* begin Provided records *
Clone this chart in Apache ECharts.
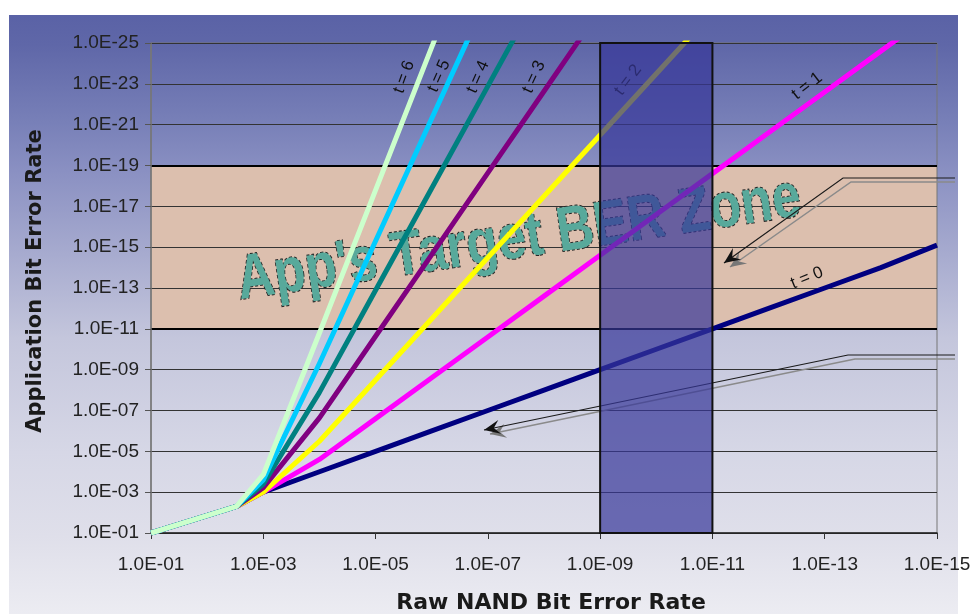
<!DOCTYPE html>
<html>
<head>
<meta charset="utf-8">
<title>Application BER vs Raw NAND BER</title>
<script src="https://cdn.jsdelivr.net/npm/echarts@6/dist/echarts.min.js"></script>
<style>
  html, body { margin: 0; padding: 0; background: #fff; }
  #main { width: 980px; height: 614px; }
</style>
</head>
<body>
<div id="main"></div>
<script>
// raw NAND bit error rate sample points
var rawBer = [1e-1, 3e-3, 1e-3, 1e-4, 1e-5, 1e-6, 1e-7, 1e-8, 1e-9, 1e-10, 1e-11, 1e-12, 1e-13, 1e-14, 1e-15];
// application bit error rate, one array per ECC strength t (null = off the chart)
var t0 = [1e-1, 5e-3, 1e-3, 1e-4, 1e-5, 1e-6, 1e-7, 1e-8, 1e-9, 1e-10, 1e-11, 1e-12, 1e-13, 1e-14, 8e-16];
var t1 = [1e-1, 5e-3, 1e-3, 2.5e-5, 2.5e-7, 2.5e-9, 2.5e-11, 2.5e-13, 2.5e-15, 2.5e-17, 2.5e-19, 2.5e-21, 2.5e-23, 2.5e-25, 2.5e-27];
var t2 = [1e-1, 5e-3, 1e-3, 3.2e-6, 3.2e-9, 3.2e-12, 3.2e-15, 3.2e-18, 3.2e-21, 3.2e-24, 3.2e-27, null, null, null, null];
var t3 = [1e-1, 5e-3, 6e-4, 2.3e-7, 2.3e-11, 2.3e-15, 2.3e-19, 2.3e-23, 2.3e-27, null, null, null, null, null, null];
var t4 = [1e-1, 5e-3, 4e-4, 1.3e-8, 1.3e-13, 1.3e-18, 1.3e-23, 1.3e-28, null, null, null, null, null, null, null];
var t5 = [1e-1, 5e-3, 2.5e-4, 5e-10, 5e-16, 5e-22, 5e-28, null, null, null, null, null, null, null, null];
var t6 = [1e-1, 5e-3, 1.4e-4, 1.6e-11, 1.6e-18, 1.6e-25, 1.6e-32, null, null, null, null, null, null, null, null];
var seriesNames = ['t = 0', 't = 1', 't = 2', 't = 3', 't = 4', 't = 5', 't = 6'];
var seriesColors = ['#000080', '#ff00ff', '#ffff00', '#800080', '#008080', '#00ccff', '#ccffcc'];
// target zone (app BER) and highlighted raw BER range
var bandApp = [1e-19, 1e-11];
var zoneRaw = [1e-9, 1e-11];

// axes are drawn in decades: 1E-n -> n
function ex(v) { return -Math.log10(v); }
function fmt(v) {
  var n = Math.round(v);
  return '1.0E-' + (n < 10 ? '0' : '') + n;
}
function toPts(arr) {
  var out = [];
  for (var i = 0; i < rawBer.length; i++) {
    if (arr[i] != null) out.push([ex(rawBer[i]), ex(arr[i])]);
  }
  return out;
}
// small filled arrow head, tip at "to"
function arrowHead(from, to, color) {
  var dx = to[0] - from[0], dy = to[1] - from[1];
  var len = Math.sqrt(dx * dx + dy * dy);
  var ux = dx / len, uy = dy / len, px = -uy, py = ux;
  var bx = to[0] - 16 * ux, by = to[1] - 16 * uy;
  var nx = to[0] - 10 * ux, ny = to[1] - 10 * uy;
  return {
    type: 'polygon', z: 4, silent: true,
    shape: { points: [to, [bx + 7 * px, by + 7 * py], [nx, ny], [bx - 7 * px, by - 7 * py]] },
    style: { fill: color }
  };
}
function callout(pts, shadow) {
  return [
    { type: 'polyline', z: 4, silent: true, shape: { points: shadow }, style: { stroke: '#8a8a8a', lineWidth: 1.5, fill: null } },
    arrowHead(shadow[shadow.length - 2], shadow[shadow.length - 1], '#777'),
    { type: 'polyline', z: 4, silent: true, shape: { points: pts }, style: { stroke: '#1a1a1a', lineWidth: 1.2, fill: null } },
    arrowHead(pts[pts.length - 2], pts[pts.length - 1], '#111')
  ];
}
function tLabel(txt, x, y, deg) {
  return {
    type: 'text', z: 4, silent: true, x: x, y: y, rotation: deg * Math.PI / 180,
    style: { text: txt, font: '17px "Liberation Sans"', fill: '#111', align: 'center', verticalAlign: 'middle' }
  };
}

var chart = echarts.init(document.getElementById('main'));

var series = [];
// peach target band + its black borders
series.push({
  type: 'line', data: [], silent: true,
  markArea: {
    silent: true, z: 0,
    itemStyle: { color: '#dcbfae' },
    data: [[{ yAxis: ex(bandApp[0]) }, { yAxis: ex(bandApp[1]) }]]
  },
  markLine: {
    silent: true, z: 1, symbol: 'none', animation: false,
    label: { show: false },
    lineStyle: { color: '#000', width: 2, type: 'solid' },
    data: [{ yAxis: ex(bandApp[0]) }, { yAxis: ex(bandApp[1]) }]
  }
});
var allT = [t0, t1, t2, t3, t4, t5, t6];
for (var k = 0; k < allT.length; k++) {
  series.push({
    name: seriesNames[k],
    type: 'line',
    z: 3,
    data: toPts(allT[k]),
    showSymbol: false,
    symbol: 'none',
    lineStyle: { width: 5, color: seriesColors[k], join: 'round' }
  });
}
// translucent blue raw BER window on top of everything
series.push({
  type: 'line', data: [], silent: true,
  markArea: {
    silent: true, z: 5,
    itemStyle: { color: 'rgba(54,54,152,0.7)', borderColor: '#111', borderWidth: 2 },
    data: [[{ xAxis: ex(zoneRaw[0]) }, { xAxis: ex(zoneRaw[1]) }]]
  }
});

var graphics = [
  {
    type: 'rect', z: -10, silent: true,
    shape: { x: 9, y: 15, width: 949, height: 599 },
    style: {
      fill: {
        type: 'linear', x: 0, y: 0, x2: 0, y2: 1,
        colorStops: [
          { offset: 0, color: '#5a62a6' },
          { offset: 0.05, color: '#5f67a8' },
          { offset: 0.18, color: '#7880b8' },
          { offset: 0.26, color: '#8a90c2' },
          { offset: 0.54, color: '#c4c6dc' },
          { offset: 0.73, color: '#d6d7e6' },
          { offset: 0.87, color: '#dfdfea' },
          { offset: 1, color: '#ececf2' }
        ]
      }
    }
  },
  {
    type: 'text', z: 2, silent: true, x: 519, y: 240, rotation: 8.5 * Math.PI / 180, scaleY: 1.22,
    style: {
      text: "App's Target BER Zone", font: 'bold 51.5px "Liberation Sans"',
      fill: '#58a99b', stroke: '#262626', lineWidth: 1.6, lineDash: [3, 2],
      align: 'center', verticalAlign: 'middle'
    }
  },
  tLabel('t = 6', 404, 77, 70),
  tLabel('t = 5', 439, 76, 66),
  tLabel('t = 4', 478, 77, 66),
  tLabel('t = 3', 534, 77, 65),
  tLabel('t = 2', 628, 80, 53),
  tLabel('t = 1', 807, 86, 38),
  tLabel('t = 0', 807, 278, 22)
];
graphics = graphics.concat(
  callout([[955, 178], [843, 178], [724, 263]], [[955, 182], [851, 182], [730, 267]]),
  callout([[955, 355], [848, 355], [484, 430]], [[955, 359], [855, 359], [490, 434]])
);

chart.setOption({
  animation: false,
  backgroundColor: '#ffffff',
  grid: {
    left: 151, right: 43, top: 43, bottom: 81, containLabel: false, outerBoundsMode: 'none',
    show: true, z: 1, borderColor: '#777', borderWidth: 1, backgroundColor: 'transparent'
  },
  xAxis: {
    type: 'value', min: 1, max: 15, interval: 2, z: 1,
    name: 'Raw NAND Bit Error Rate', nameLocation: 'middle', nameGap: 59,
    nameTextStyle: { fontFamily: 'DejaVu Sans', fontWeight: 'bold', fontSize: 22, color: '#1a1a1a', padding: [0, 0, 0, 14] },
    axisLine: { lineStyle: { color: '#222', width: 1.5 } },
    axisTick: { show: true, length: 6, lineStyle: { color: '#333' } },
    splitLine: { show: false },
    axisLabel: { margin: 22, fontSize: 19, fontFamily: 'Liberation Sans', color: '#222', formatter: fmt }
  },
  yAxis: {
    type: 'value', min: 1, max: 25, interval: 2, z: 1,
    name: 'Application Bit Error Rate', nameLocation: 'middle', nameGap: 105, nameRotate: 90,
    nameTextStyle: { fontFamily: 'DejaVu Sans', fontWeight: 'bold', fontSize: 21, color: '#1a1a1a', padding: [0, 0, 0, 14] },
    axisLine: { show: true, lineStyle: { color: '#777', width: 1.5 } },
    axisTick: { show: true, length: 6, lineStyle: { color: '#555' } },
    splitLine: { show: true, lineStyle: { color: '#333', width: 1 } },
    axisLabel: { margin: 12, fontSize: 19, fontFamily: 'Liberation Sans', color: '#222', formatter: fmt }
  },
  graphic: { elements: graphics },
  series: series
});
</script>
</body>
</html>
* end Provided records *
* begin Provided records *
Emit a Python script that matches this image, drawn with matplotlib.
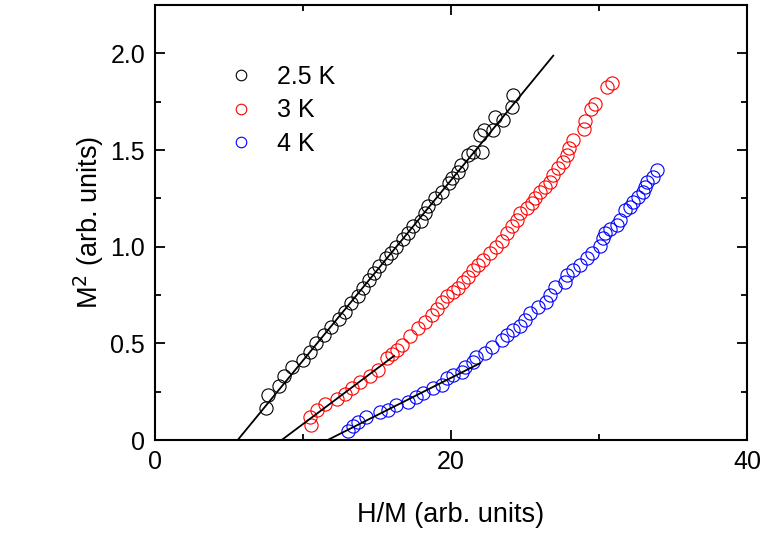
* end Provided records *
* begin Provided records *
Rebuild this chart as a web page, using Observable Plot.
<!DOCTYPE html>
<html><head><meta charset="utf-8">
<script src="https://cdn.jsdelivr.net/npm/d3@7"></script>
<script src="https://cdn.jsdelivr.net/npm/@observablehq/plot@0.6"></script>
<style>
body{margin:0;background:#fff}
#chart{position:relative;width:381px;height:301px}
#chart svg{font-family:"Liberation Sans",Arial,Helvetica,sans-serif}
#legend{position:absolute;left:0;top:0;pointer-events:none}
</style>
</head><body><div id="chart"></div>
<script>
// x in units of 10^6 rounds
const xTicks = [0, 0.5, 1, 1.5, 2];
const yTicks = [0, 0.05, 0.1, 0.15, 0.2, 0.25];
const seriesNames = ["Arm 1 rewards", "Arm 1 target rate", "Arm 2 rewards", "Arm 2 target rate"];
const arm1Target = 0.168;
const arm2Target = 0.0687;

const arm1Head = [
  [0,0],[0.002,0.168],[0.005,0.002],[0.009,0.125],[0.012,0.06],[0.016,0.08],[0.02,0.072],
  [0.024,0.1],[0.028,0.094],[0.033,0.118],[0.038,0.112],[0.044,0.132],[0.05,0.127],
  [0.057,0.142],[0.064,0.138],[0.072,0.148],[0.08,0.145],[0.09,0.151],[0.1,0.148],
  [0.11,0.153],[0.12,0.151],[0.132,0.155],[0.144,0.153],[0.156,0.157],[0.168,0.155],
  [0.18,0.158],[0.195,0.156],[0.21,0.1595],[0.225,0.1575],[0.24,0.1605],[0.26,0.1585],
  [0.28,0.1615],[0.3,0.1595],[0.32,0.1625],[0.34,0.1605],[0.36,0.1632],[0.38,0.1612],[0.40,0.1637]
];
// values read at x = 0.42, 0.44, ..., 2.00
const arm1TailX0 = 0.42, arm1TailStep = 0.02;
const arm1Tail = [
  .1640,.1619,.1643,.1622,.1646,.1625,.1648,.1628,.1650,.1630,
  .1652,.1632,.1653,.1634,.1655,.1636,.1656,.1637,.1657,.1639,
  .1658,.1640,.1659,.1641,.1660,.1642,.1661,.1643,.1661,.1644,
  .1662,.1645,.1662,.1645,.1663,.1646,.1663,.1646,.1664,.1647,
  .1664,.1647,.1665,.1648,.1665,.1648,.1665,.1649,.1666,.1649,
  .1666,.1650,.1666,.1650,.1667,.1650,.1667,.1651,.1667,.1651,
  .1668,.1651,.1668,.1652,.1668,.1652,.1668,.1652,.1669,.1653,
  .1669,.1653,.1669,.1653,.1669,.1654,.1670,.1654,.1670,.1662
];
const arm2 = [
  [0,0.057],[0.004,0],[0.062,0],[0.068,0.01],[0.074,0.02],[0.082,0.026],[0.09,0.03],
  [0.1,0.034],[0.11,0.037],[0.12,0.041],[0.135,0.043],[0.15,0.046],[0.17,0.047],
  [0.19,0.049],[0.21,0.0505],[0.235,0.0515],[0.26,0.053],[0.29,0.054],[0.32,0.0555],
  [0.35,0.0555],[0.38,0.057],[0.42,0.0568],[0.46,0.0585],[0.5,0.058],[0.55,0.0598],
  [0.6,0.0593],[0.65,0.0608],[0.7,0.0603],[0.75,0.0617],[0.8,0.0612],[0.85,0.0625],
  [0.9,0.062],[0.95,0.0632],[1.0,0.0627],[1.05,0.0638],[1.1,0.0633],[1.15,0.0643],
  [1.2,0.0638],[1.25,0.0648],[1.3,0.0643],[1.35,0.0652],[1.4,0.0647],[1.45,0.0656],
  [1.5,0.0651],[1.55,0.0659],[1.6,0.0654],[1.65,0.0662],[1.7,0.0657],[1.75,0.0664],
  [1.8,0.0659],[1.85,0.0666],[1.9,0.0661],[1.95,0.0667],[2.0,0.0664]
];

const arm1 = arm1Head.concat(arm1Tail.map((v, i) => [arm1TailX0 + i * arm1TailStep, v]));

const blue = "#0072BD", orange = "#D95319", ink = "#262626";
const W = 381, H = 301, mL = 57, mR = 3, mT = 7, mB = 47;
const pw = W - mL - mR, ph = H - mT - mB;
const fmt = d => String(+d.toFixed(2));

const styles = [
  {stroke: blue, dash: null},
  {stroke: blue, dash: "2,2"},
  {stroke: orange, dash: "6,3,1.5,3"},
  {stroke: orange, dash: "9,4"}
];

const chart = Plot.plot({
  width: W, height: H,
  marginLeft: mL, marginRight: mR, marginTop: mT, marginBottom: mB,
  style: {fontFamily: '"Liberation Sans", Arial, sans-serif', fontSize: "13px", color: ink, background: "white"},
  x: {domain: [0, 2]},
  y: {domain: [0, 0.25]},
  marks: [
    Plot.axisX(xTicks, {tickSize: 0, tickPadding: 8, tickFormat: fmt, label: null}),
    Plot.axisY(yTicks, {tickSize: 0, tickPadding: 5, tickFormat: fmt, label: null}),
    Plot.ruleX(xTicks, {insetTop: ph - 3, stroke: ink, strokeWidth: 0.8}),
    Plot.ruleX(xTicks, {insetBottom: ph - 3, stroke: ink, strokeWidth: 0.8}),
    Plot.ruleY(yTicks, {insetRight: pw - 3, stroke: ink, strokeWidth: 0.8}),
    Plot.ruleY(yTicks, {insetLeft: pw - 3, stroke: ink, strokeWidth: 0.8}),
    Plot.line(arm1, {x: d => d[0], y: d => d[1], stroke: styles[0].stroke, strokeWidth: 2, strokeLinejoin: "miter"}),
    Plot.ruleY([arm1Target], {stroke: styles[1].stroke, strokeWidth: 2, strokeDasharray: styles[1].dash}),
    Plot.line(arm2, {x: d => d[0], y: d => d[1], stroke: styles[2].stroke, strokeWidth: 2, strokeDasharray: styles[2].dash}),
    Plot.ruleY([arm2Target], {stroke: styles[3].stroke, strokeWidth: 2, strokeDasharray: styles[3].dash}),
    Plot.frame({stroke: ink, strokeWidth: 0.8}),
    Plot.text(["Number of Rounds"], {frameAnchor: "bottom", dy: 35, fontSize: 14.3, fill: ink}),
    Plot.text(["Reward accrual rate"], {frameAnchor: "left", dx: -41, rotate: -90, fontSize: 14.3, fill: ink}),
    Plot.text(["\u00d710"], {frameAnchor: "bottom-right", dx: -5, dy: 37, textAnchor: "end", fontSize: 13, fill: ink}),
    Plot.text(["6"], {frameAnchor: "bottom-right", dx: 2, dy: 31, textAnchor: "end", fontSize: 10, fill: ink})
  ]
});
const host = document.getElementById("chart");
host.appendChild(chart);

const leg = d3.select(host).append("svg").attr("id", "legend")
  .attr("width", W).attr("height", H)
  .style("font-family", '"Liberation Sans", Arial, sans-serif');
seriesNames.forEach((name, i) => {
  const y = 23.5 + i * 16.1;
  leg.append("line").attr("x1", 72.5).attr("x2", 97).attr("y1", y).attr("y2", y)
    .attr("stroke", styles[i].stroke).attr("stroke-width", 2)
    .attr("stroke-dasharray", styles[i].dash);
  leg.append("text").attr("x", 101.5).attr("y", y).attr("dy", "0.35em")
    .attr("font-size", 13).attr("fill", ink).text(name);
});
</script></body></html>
* end Provided records *
_Direction_. Report each line of the material above where the word "drawn" appears.

_Task response_.
// axes are drawn in decades: 1E-n -> n
Emit a Python script that matches this image, drawn with matplotlib.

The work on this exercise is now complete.